*PROBLEM STATEMENT*. For this exercise, output only the lines between the "Recreate this image as a component" line and the "const STEP_DAYS = 0.25; // 6 hours" line, both of them included, and skip all pictures.

*DATA SUPPLIED*.
+===+

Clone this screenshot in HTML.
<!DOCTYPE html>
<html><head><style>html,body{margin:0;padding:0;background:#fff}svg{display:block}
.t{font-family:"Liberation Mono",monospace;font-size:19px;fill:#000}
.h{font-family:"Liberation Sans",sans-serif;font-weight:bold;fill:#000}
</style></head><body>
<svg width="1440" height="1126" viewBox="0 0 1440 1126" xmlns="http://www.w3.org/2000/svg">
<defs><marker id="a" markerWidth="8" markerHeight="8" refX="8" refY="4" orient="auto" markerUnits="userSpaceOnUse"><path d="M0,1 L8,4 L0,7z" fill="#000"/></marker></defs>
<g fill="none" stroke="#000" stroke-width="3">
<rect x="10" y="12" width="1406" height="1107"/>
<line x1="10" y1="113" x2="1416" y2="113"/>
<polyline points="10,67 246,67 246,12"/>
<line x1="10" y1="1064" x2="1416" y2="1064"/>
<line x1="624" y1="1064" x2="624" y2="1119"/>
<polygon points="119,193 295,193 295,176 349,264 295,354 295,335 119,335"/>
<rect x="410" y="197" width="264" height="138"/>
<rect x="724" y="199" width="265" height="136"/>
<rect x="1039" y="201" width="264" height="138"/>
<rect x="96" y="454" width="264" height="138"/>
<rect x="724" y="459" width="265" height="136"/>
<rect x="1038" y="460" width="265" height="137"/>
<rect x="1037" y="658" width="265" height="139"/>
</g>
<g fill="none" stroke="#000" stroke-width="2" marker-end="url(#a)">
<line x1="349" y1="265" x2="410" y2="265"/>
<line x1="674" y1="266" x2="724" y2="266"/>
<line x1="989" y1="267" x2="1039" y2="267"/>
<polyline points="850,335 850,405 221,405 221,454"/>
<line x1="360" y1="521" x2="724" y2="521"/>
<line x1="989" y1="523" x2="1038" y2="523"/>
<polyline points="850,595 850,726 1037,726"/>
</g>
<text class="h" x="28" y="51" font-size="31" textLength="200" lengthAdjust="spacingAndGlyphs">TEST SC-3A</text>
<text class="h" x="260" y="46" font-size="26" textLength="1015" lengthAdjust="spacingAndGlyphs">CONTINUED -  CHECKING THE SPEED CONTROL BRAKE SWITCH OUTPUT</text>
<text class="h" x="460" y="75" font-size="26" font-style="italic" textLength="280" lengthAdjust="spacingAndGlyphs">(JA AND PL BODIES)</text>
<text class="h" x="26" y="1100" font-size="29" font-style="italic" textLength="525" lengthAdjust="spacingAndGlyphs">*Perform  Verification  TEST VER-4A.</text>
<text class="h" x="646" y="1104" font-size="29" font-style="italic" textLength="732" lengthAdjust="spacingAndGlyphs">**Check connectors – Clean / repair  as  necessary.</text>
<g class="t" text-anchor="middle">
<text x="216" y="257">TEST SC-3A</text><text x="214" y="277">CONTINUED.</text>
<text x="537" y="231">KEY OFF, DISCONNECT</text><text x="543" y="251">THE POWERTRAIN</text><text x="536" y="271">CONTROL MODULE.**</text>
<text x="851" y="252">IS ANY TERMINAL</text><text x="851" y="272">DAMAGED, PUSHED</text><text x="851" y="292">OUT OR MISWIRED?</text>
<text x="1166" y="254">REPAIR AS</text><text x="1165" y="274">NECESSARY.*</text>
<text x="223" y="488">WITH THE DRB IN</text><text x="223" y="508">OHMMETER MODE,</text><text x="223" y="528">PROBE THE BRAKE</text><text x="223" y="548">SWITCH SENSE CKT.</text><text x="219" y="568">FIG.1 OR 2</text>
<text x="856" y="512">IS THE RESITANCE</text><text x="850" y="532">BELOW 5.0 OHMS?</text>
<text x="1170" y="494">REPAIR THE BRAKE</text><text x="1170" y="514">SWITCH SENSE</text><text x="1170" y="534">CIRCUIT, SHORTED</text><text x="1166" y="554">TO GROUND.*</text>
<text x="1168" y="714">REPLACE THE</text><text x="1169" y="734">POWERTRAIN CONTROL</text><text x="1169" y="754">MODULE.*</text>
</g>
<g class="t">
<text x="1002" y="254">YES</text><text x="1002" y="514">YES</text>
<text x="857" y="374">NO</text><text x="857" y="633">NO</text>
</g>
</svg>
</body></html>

+===+

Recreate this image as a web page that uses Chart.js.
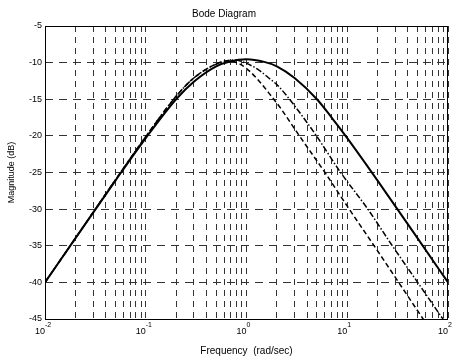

+===+

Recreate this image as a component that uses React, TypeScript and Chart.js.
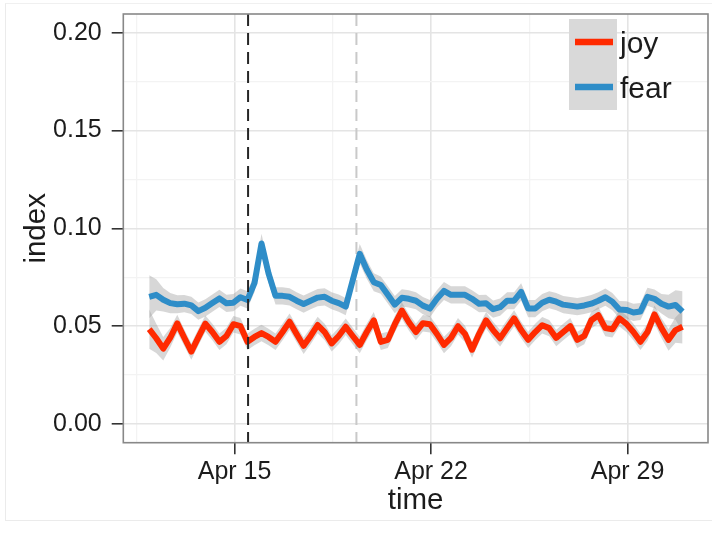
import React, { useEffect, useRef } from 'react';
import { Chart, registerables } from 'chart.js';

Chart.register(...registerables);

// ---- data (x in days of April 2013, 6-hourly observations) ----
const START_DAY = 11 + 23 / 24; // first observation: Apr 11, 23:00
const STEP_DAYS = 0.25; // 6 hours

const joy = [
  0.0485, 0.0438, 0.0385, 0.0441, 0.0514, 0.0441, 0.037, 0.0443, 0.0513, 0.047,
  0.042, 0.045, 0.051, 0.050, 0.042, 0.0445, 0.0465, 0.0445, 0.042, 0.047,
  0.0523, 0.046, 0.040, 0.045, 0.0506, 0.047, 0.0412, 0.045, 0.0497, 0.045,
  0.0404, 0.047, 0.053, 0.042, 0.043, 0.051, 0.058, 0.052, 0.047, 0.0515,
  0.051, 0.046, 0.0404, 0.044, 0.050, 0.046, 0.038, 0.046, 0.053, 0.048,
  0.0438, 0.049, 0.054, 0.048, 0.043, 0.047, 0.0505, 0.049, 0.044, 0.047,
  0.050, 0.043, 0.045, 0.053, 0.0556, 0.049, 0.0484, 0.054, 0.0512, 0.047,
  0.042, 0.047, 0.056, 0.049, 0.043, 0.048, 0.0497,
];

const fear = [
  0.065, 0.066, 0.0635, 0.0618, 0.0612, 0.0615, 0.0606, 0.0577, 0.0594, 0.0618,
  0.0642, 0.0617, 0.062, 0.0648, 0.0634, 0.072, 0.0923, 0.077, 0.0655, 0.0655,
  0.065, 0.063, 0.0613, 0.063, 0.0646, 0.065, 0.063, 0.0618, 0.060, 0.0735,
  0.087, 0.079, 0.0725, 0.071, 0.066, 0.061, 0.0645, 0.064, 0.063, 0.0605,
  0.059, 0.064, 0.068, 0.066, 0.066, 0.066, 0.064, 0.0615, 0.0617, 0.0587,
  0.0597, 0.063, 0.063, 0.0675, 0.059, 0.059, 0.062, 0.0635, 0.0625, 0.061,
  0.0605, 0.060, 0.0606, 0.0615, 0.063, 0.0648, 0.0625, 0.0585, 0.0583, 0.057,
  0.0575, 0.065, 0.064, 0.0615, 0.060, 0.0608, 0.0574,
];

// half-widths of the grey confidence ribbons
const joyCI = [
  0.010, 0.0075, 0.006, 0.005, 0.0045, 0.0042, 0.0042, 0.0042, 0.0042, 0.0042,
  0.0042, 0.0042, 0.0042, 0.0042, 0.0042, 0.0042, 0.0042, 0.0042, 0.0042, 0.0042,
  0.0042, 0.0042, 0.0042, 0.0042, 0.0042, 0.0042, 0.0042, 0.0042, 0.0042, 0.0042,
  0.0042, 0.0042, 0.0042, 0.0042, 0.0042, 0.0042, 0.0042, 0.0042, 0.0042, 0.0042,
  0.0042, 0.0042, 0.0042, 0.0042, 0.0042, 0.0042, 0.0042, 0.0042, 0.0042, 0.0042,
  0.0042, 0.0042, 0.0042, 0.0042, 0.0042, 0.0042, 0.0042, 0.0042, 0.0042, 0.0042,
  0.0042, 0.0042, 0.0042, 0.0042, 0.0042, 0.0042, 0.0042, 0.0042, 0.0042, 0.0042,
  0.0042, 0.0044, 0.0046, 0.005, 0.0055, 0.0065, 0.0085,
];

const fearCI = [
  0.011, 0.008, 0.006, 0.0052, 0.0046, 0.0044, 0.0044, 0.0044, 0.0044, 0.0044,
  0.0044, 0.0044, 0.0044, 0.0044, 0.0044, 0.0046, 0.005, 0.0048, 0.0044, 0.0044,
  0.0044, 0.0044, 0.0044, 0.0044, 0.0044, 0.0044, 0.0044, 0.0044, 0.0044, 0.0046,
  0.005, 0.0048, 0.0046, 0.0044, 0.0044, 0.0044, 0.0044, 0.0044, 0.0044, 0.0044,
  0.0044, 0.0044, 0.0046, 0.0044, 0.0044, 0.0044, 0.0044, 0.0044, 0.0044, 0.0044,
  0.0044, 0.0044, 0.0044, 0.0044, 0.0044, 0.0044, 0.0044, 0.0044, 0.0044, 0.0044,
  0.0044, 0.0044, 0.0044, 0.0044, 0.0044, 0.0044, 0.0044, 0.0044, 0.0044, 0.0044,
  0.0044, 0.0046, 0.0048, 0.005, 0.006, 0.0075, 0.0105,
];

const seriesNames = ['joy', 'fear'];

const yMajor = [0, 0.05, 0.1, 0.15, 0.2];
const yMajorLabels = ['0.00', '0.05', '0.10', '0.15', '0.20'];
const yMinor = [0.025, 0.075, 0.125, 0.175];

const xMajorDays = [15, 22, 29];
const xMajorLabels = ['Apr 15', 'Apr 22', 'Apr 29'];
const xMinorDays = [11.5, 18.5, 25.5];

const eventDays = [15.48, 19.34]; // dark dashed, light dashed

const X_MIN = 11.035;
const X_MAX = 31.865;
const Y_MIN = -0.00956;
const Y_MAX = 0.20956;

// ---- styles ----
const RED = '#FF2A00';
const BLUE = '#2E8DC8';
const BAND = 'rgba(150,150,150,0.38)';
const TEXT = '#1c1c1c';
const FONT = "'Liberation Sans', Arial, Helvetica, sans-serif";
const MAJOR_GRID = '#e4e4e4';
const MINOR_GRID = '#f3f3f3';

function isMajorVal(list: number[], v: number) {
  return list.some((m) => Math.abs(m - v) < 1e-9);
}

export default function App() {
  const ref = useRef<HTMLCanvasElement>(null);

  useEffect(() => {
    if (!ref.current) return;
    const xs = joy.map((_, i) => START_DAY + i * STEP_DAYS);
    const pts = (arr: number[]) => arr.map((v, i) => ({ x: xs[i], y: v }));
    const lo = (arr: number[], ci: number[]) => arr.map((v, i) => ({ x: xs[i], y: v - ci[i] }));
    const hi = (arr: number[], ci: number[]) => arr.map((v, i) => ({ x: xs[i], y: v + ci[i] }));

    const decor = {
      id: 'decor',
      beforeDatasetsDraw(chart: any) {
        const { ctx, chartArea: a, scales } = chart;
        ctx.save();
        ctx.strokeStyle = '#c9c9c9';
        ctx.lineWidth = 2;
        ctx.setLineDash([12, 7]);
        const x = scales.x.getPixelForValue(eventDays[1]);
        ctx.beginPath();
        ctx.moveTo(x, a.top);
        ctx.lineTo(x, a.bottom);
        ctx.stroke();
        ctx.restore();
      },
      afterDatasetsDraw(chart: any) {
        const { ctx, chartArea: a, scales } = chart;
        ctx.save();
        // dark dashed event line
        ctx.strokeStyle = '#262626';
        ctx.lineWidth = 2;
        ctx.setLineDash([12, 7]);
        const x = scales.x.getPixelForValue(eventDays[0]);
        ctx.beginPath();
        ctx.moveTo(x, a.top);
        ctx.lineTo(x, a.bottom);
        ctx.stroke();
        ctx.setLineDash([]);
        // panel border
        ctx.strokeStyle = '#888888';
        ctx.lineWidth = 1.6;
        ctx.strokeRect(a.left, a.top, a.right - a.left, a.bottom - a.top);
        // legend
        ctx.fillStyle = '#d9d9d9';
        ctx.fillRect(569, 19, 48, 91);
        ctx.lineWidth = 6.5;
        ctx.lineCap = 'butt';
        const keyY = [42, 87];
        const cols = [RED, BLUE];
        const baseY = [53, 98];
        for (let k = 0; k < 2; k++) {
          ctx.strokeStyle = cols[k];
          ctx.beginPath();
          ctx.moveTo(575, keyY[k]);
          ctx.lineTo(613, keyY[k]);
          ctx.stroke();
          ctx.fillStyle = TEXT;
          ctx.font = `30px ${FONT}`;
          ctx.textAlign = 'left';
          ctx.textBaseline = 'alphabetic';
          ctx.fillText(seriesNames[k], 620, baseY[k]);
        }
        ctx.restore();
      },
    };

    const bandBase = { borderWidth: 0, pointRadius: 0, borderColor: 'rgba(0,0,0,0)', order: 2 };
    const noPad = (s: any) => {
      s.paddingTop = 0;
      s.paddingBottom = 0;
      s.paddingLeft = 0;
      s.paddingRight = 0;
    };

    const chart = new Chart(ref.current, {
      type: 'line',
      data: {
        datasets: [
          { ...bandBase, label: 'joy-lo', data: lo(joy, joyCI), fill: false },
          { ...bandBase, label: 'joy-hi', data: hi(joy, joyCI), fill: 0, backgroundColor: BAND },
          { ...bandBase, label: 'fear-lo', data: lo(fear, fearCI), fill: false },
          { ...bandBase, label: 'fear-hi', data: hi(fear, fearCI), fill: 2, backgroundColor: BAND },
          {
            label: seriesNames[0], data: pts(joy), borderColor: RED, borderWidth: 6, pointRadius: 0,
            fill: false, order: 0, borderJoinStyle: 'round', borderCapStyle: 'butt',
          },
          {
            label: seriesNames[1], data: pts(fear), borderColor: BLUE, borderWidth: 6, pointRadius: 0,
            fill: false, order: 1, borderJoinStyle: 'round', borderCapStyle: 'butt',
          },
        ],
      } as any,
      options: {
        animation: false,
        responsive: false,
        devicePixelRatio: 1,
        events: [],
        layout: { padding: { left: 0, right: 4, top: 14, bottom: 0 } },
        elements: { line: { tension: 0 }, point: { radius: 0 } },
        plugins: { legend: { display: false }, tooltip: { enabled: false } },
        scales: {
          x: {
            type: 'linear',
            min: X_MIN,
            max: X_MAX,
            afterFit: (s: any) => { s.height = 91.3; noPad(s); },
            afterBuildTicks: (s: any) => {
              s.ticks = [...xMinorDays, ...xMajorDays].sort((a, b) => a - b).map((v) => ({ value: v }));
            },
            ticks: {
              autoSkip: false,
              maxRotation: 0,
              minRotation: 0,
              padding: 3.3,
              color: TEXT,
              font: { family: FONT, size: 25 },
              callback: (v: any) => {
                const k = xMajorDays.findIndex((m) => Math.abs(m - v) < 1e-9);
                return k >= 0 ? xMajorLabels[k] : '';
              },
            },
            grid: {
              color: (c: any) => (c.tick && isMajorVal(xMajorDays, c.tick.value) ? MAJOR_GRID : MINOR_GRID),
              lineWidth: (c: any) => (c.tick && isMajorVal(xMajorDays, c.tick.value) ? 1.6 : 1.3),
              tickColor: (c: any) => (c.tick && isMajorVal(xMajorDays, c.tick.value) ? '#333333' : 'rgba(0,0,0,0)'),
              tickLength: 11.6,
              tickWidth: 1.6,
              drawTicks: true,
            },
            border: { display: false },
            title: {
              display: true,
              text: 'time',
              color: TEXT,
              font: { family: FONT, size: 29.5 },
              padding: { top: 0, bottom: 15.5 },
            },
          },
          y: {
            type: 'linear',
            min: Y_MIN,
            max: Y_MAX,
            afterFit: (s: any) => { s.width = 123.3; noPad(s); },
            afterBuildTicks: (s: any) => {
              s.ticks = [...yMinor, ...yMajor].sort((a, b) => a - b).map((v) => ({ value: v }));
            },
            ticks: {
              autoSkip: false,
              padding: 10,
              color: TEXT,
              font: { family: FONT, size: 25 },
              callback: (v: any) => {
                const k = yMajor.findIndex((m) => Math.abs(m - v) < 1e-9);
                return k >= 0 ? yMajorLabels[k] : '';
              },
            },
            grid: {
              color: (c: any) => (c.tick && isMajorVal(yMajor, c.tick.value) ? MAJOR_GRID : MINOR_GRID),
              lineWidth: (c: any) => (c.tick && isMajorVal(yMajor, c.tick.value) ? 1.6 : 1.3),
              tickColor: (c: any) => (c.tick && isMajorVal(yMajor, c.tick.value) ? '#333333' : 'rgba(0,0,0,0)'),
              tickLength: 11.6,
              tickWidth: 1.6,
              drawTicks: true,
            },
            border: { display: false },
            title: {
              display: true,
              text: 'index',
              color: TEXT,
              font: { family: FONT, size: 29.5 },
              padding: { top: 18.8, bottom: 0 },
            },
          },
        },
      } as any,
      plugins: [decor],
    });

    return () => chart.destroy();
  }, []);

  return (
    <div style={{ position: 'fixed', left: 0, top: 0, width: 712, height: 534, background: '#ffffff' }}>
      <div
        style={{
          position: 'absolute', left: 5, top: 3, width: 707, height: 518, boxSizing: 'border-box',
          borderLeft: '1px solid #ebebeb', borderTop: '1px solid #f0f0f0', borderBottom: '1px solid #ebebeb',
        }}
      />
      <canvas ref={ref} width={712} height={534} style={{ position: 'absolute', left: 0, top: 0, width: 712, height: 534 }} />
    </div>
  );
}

+===+

*FINAL RESULT*.
Recreate this image as a component that uses React, TypeScript and Chart.js.
import React, { useEffect, useRef } from 'react';
import { Chart, registerables } from 'chart.js';

Chart.register(...registerables);

// ---- data (x in days of April 2013, 6-hourly observations) ----
const START_DAY = 11 + 23 / 24; // first observation: Apr 11, 23:00
const STEP_DAYS = 0.25; // 6 hours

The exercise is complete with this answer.